Print exactly the lines from the first one down to the line containing "pfs_annot_s = [77, 66.5]", both ends included, with no pictures and nothing else.

## [SUPPLIED INFORMATION]
______________________________

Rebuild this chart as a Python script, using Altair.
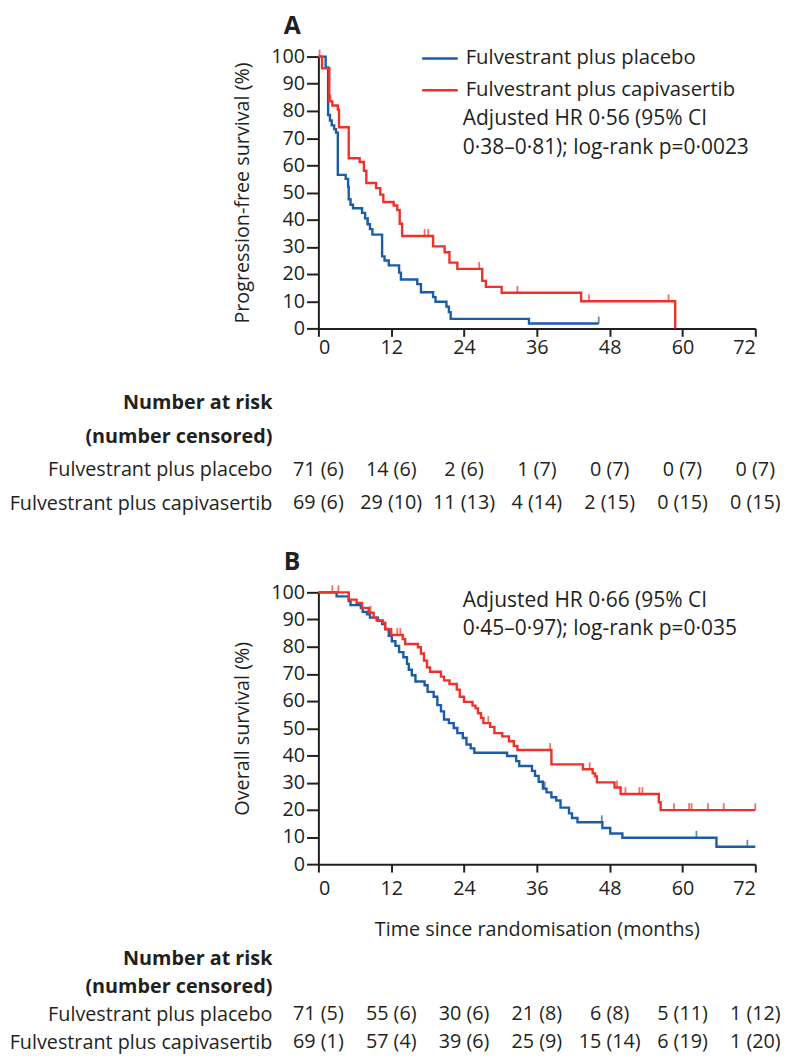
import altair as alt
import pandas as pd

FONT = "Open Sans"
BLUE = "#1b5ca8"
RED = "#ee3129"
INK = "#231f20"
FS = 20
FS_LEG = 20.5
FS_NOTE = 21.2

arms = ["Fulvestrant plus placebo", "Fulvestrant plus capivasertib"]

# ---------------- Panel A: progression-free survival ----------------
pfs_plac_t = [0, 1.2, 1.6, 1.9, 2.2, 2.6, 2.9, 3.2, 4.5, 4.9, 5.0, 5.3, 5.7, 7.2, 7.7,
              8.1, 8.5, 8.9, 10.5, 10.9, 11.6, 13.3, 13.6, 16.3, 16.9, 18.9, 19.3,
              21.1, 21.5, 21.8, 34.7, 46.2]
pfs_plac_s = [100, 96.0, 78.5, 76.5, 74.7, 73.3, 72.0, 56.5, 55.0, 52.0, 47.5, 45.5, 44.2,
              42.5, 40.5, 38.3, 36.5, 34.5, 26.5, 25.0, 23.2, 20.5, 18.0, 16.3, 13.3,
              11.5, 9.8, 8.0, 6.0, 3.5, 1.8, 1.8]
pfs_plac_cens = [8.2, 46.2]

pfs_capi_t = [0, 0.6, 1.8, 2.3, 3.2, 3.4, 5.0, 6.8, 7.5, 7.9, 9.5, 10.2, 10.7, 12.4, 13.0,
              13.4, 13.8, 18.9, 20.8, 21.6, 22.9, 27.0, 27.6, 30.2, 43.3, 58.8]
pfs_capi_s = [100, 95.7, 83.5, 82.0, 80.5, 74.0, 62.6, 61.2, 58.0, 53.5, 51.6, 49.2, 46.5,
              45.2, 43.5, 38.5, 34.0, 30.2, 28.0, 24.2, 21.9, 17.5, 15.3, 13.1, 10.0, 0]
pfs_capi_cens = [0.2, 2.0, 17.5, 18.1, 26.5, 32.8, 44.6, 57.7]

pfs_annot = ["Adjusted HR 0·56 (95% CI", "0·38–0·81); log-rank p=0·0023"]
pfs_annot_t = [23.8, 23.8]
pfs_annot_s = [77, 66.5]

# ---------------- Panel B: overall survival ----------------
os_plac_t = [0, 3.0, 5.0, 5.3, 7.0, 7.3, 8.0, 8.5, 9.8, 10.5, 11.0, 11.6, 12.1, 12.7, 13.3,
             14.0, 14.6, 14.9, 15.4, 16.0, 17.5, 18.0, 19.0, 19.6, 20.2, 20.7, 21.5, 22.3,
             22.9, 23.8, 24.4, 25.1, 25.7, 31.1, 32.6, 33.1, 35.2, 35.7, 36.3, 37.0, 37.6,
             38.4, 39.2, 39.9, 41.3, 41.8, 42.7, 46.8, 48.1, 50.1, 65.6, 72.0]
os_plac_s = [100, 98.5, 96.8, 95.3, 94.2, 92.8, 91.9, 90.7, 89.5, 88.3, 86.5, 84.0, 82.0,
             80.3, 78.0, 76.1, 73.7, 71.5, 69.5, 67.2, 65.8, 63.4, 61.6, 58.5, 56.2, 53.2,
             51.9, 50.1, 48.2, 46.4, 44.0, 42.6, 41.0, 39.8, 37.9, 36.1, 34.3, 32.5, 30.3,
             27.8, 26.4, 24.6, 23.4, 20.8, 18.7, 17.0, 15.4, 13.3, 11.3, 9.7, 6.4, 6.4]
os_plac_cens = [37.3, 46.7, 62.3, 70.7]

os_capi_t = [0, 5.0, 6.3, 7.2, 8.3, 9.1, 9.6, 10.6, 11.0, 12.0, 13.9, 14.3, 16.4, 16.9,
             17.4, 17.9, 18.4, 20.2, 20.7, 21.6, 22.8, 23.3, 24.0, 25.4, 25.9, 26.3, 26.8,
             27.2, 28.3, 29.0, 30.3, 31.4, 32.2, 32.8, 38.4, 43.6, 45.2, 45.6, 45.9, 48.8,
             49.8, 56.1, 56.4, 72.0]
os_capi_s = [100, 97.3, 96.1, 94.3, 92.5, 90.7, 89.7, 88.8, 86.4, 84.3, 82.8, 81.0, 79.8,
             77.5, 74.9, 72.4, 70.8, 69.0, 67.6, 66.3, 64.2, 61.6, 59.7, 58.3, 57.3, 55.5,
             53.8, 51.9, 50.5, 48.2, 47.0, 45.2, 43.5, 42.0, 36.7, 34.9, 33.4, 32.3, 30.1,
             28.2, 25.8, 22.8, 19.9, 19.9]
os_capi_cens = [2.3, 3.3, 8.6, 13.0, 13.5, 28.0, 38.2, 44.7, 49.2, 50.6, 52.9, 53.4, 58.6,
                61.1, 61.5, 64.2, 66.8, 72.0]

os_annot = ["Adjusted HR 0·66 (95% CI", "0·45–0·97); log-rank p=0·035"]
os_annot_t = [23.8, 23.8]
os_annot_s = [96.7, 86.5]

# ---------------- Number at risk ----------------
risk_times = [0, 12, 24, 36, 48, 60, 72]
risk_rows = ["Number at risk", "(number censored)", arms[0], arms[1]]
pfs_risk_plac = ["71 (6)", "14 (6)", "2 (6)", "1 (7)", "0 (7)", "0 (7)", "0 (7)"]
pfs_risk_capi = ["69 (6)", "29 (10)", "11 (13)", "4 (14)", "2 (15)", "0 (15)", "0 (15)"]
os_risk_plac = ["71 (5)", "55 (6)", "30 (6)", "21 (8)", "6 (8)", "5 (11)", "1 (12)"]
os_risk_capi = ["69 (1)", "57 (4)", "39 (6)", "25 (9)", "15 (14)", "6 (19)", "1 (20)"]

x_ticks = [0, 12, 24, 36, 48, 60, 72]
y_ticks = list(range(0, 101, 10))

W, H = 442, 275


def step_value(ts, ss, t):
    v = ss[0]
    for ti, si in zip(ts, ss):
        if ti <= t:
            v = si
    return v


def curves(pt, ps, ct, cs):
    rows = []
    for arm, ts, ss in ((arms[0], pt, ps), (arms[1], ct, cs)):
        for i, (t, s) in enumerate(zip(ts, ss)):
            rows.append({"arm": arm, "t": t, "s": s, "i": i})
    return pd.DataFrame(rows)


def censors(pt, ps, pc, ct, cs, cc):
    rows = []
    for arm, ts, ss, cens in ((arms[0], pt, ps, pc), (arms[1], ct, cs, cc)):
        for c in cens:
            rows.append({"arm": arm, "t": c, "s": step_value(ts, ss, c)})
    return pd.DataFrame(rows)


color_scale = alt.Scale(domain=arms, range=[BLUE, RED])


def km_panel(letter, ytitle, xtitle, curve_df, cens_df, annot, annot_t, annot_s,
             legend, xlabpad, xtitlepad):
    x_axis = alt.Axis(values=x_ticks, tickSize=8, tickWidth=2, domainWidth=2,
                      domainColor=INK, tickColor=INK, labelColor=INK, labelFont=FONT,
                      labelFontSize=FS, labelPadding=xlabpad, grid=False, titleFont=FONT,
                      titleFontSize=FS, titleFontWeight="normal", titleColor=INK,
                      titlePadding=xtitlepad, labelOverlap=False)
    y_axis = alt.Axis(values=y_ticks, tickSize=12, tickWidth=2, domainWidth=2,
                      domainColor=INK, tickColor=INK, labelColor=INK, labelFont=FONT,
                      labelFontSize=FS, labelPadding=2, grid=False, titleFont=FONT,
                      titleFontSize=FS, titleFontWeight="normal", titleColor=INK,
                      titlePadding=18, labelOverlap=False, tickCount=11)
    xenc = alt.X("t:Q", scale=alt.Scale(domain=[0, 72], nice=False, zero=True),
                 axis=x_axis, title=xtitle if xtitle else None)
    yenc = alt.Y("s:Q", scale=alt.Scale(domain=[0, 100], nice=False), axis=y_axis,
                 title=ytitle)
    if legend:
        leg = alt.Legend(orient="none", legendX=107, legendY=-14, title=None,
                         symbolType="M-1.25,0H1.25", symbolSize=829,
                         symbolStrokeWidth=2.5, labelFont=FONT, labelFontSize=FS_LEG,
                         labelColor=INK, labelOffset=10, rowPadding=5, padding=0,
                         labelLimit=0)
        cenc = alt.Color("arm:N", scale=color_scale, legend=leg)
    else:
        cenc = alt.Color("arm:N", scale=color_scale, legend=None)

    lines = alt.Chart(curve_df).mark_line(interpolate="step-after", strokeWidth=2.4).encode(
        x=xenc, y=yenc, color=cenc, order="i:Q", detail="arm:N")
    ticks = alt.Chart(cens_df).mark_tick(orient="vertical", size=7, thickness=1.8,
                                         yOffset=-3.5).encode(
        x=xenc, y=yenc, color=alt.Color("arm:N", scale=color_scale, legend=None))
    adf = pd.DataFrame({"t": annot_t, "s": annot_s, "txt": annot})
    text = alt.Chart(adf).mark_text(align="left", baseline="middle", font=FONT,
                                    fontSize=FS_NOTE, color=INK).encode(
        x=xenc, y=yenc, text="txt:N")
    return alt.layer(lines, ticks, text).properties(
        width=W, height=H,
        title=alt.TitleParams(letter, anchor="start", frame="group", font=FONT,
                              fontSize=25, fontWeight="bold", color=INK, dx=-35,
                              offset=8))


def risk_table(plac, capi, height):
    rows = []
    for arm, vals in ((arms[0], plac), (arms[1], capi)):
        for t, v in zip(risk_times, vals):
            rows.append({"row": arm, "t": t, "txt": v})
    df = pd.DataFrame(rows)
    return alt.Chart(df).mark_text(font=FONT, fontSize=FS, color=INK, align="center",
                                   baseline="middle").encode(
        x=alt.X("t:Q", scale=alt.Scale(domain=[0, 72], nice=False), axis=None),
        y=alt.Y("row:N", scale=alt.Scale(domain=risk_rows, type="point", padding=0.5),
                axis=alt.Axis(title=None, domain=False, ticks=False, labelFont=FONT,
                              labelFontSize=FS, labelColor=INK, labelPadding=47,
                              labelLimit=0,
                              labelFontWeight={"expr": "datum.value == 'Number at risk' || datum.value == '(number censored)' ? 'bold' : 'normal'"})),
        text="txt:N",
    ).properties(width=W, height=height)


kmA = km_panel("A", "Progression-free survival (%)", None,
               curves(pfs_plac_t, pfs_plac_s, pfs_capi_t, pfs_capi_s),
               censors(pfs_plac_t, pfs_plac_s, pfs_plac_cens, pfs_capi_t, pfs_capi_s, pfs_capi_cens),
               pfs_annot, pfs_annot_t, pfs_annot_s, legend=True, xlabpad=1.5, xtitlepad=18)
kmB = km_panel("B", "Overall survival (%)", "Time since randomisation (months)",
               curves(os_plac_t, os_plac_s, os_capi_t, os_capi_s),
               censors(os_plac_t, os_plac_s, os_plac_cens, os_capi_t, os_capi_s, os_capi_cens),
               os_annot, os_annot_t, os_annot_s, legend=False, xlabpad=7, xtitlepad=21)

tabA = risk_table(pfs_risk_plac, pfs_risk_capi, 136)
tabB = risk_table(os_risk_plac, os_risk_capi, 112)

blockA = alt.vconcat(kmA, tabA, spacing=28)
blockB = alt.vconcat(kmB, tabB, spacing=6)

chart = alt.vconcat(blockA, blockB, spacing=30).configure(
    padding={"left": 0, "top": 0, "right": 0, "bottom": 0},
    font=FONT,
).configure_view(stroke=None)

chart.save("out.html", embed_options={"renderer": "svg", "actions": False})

______________________________

## [RESULT OF THE TASK]
Rebuild this chart as a Python script, using Altair.
import altair as alt
import pandas as pd

FONT = "Open Sans"
BLUE = "#1b5ca8"
RED = "#ee3129"
INK = "#231f20"
FS = 20
FS_LEG = 20.5
FS_NOTE = 21.2

arms = ["Fulvestrant plus placebo", "Fulvestrant plus capivasertib"]

# ---------------- Panel A: progression-free survival ----------------
pfs_plac_t = [0, 1.2, 1.6, 1.9, 2.2, 2.6, 2.9, 3.2, 4.5, 4.9, 5.0, 5.3, 5.7, 7.2, 7.7,
              8.1, 8.5, 8.9, 10.5, 10.9, 11.6, 13.3, 13.6, 16.3, 16.9, 18.9, 19.3,
              21.1, 21.5, 21.8, 34.7, 46.2]
pfs_plac_s = [100, 96.0, 78.5, 76.5, 74.7, 73.3, 72.0, 56.5, 55.0, 52.0, 47.5, 45.5, 44.2,
              42.5, 40.5, 38.3, 36.5, 34.5, 26.5, 25.0, 23.2, 20.5, 18.0, 16.3, 13.3,
              11.5, 9.8, 8.0, 6.0, 3.5, 1.8, 1.8]
pfs_plac_cens = [8.2, 46.2]

pfs_capi_t = [0, 0.6, 1.8, 2.3, 3.2, 3.4, 5.0, 6.8, 7.5, 7.9, 9.5, 10.2, 10.7, 12.4, 13.0,
              13.4, 13.8, 18.9, 20.8, 21.6, 22.9, 27.0, 27.6, 30.2, 43.3, 58.8]
pfs_capi_s = [100, 95.7, 83.5, 82.0, 80.5, 74.0, 62.6, 61.2, 58.0, 53.5, 51.6, 49.2, 46.5,
              45.2, 43.5, 38.5, 34.0, 30.2, 28.0, 24.2, 21.9, 17.5, 15.3, 13.1, 10.0, 0]
pfs_capi_cens = [0.2, 2.0, 17.5, 18.1, 26.5, 32.8, 44.6, 57.7]

pfs_annot = ["Adjusted HR 0·56 (95% CI", "0·38–0·81); log-rank p=0·0023"]
pfs_annot_t = [23.8, 23.8]
pfs_annot_s = [77, 66.5]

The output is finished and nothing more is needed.